Search code examples
sqlsql-serverdatabase-administration

Deleting rows without overloading the database


The table contains about 100m rows of data per year. I wanted to remove all data except for last 2 years of data. Data starts from 2017.
To do so, instead of simple delete, I used while loop for delete top 10,000 rows.
During the process, I was wondering, how can I observe the best number of rows to be deleted per loop?
How can I do so without leaving trail in transaction log?
I want to loop delete with most efficiency without burdening the database.

DECLARE
@TargetDT VARCHAR(10),@Counter INT = 1
SET @TargetDT = '2018-01-01'

WHILE (@Counter <= 100)
BEGIN
delete top(10000) from  MYTABLE where DATE_COLUMN < @TargetDT 
SET @Counter = @Counter + 1
END

I tried different number of rows to be deleted per loop: 500, 1000, 2000, 5000, 10000


Solution

  • The best method is not to delete at all. This can be very slow, cause huge amounts of transaction log growth, and if you try to SHRINK the log you can get even more problems.

    Instead, copy the data you need into a new table then do a switcheroo and drop the other table.

    The best way to do the switcheroo is not to use sp_rename, but instead to use ALTER TABLE SWITCH. For this it's best to use two separate staging tables, which have the exact same definition as the main table.

    Switch your database to bulk-logged, which means big inserts get much less logging. Use the TABLOCK hint on the INSERT for minimal logging, as well as parallel insert.

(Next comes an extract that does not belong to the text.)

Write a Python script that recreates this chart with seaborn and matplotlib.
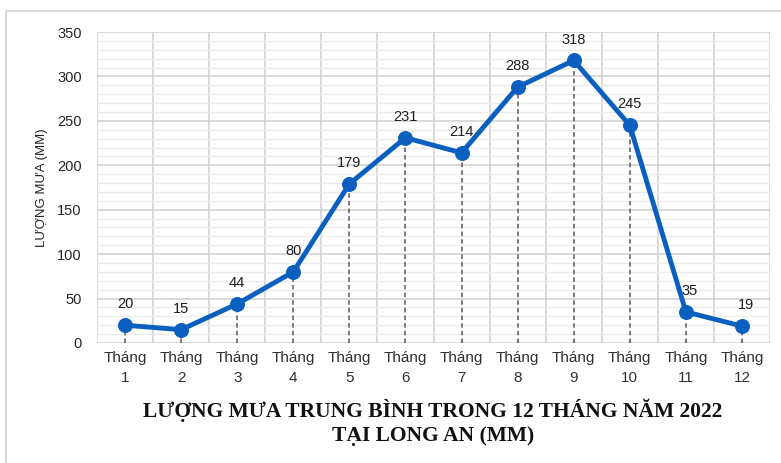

    CREATE TABLE Staging1 (
      -- exact same columns, types, nullable
      -- exact same primary, unique, foreign keys, check constraints
    );
    
    CREATE TABLE Staging2 (
      -- exact same columns, types, nullable
      -- exact same primary, unique, foreign keys, check constraints
    );
    
    INSERT Staging2 WITH (TABLOCK)
      (ColumsHere)
    SELECT ColumnsHere
    FROM YourTable
    WHERE whatever;  --all data to keep
    

    If you are constantly inserting then you need to find a way to keep the new table in sync while copying (maybe using triggers). You can also use SNAPSHOT ISOLATION to avoid blocking the old table.


    Now you can do the switch

    SET XACT_ABORT, NOCOUNT ON;      -- force immediate rollback if session is killed
    
    BEGIN TRAN;
    
    ALTER TABLE YourTable SWITCH TO Staging1
    WITH ( WAIT_AT_LOW_PRIORITY ( MAX_DURATION = 1 MINUTES, ABORT_AFTER_WAIT = BLOCKERS ));
    -- not strictly necessary to use WAIT_AT_LOW_PRIORITY but better for blocking
    -- use SELF instead of BLOCKERS to kill your own session
    
    ALTER TABLE Staging2 SWITCH TO YourTable
    WITH (WAIT_AT_LOW_PRIORITY (MAX_DURATION = 0 MINUTES, ABORT_AFTER_WAIT = BLOCKERS));
    -- force blockers off immediately
    
    COMMIT TRAN;
    

    Finally drop or delete the old data

    TRUNCATE TABLE Staging1;
    

    All of this switching is entirely metadata-only, and very very fast (a matter of milliseconds). It takes up a tiny amount of logging. You also benefit by having rebuilt the indexes for the new size of data.


    If you don't have enough space on your disk, you can add a temporary disk (internal/external SSD drive etc) and add a FILE to the same filegroup. Then after you truncate the old data, you can delete the file from the filegroup as explained here. Do not create a new filegroup, this code won't work in that case.